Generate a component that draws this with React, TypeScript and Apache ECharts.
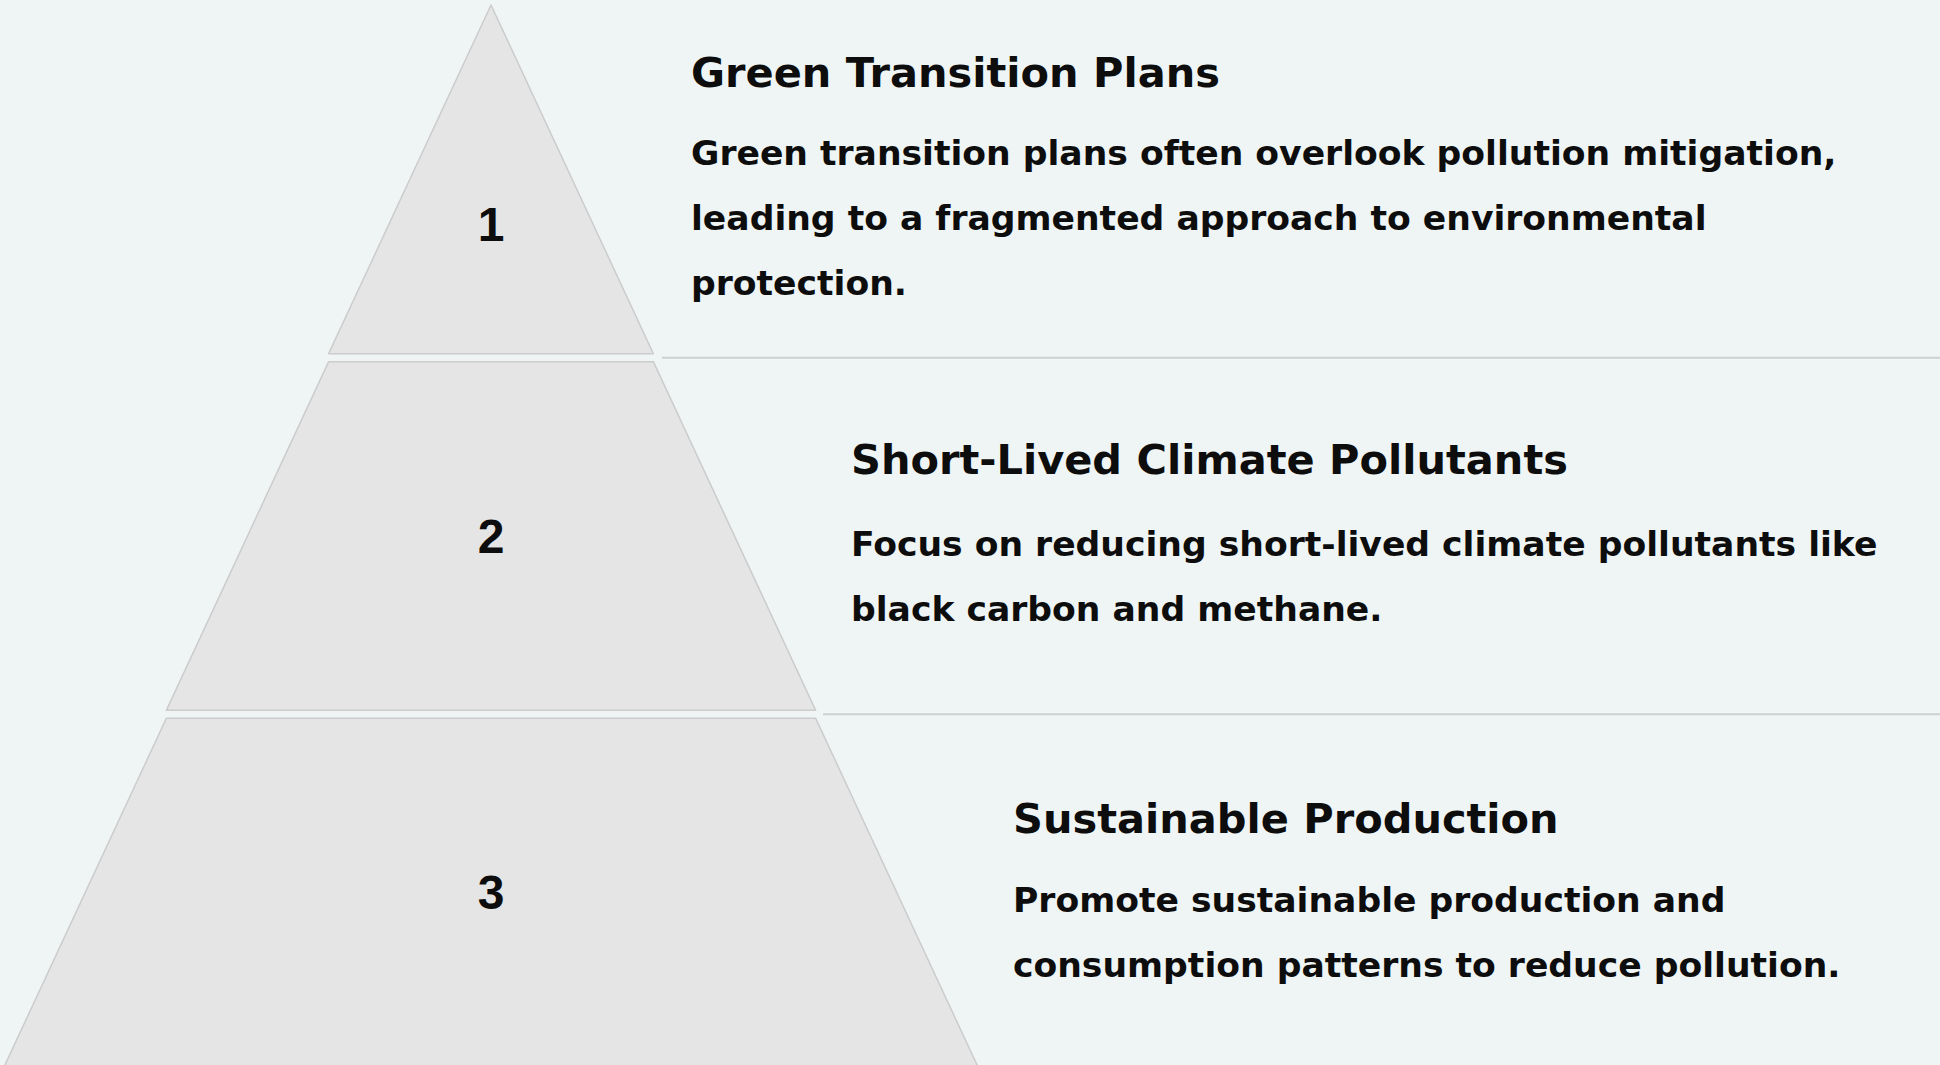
import React, { useEffect, useRef } from 'react';
import * as echarts from 'echarts';

// ---- data ----
const tierLabels = ['1', '2', '3'];
const tierValues = [1, 2, 3];
const titles = ['Green Transition Plans', 'Short-Lived Climate Pollutants', 'Sustainable Production'];
const descriptions = [
  ['Green transition plans often overlook pollution mitigation,', 'leading to a fragmented approach to environmental', 'protection.'],
  ['Focus on reducing short-lived climate pollutants like', 'black carbon and methane.'],
  ['Promote sustainable production and', 'consumption patterns to reduce pollution.'],
];

// ---- layout / style ----
const W = 1940;
const H = 1065;
const FUNNEL = { left: 4, top: 5, width: 974, height: 1062, gap: 8 };
const TEXT_X = [691, 851, 1013];
const TITLE_Y = [72, 459, 818];
const BODY_Y = [153, 544, 900];
const LINE_H = 65;
const LABEL_SHIFT_Y = [45, 0, 0];
const SEP_START_X = [662, 823];
const FONT = '"DejaVu Sans", sans-serif';
const TITLE_SIZE = 41.5;
const BODY_SIZE = 34.6;
const BG = '#eff5f5';
const INK = '#0d0d0d';

export default function App() {
  const ref = useRef<HTMLDivElement>(null);
  useEffect(() => {
    if (!ref.current) return;
    const chart = echarts.init(ref.current, undefined, { renderer: 'svg' });
    const n = tierValues.length;
    const layerH = (FUNNEL.height - FUNNEL.gap * (n - 1)) / n;
    const graphics: any[] = [];
    for (let i = 0; i < n - 1; i++) {
      const y = FUNNEL.top + layerH * (i + 1) + FUNNEL.gap * i + FUNNEL.gap / 2;
      graphics.push({
        type: 'line',
        shape: { x1: SEP_START_X[i], y1: y, x2: W, y2: y },
        style: { stroke: '#cdd0d0', lineWidth: 2 },
        silent: true,
      });
    }
    titles.forEach((t, i) => {
      graphics.push({
        type: 'text',
        x: TEXT_X[i],
        y: TITLE_Y[i],
        style: { text: t, fill: INK, font: `bold ${TITLE_SIZE}px ${FONT}`, verticalAlign: 'middle', align: 'left' },
        silent: true,
      });
      descriptions[i].forEach((line, j) => {
        graphics.push({
          type: 'text',
          x: TEXT_X[i],
          y: BODY_Y[i] + j * LINE_H,
          style: { text: line, fill: INK, font: `bold ${BODY_SIZE}px ${FONT}`, verticalAlign: 'middle', align: 'left' },
          silent: true,
        });
      });
    });
    chart.setOption({
      animation: false,
      backgroundColor: BG,
      graphic: graphics,
      series: [
        {
          type: 'funnel',
          sort: 'ascending',
          left: FUNNEL.left,
          top: FUNNEL.top,
          width: FUNNEL.width,
          height: FUNNEL.height,
          gap: FUNNEL.gap,
          min: 0,
          max: Math.max(...tierValues),
          minSize: '0%',
          maxSize: '100%',
          silent: true,
          itemStyle: { color: '#e5e5e5', borderColor: '#cccccc', borderWidth: 1.5 },
          label: {
            show: true,
            position: 'inside',
            formatter: '{b}',
            color: INK,
            fontFamily: '"Liberation Sans", Arial, sans-serif',
            fontWeight: 'bold',
            fontSize: 48,
          },
          labelLine: { show: false },
          emphasis: { disabled: true },
          data: tierValues.map((v, i) => ({
            value: v,
            name: tierLabels[i],
            label: LABEL_SHIFT_Y[i]
              ? { formatter: '\n{b}', lineHeight: LABEL_SHIFT_Y[i] * 2 }
              : {},
          })),
        },
      ],
    });
    return () => chart.dispose();
  }, []);
  return <div ref={ref} style={{ position: 'fixed', left: 0, top: 0, width: W, height: H }} />;
}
..............................
All of the data above should be quoted exactly, except for the pictures.

Generate a component that draws this with React, TypeScript and Apache ECharts.
import React, { useEffect, useRef } from 'react';
import * as echarts from 'echarts';

// ---- data ----
const tierLabels = ['1', '2', '3'];
const tierValues = [1, 2, 3];
const titles = ['Green Transition Plans', 'Short-Lived Climate Pollutants', 'Sustainable Production'];
const descriptions = [
  ['Green transition plans often overlook pollution mitigation,', 'leading to a fragmented approach to environmental', 'protection.'],
  ['Focus on reducing short-lived climate pollutants like', 'black carbon and methane.'],
  ['Promote sustainable production and', 'consumption patterns to reduce pollution.'],
];

// ---- layout / style ----
const W = 1940;
const H = 1065;
const FUNNEL = { left: 4, top: 5, width: 974, height: 1062, gap: 8 };
const TEXT_X = [691, 851, 1013];
const TITLE_Y = [72, 459, 818];
const BODY_Y = [153, 544, 900];
const LINE_H = 65;
const LABEL_SHIFT_Y = [45, 0, 0];
const SEP_START_X = [662, 823];
const FONT = '"DejaVu Sans", sans-serif';
const TITLE_SIZE = 41.5;
const BODY_SIZE = 34.6;
const BG = '#eff5f5';
const INK = '#0d0d0d';

export default function App() {
  const ref = useRef<HTMLDivElement>(null);
  useEffect(() => {
    if (!ref.current) return;
    const chart = echarts.init(ref.current, undefined, { renderer: 'svg' });
    const n = tierValues.length;
    const layerH = (FUNNEL.height - FUNNEL.gap * (n - 1)) / n;
    const graphics: any[] = [];
    for (let i = 0; i < n - 1; i++) {
      const y = FUNNEL.top + layerH * (i + 1) + FUNNEL.gap * i + FUNNEL.gap / 2;
      graphics.push({
        type: 'line',
        shape: { x1: SEP_START_X[i], y1: y, x2: W, y2: y },
        style: { stroke: '#cdd0d0', lineWidth: 2 },
        silent: true,
      });
    }
    titles.forEach((t, i) => {
      graphics.push({
        type: 'text',
        x: TEXT_X[i],
        y: TITLE_Y[i],
        style: { text: t, fill: INK, font: `bold ${TITLE_SIZE}px ${FONT}`, verticalAlign: 'middle', align: 'left' },
        silent: true,
      });
      descriptions[i].forEach((line, j) => {
        graphics.push({
          type: 'text',
          x: TEXT_X[i],
          y: BODY_Y[i] + j * LINE_H,
          style: { text: line, fill: INK, font: `bold ${BODY_SIZE}px ${FONT}`, verticalAlign: 'middle', align: 'left' },
          silent: true,
        });
      });
    });
    chart.setOption({
      animation: false,
      backgroundColor: BG,
      graphic: graphics,
      series: [
        {
          type: 'funnel',
          sort: 'ascending',
          left: FUNNEL.left,
          top: FUNNEL.top,
          width: FUNNEL.width,
          height: FUNNEL.height,
          gap: FUNNEL.gap,
          min: 0,
          max: Math.max(...tierValues),
          minSize: '0%',
          maxSize: '100%',
          silent: true,
          itemStyle: { color: '#e5e5e5', borderColor: '#cccccc', borderWidth: 1.5 },
          label: {
            show: true,
            position: 'inside',
            formatter: '{b}',
            color: INK,
            fontFamily: '"Liberation Sans", Arial, sans-serif',
            fontWeight: 'bold',
            fontSize: 48,
          },
          labelLine: { show: false },
          emphasis: { disabled: true },
          data: tierValues.map((v, i) => ({
            value: v,
            name: tierLabels[i],
            label: LABEL_SHIFT_Y[i]
              ? { formatter: '\n{b}', lineHeight: LABEL_SHIFT_Y[i] * 2 }
              : {},
          })),
        },
      ],
    });
    return () => chart.dispose();
  }, []);
  return <div ref={ref} style={{ position: 'fixed', left: 0, top: 0, width: W, height: H }} />;
}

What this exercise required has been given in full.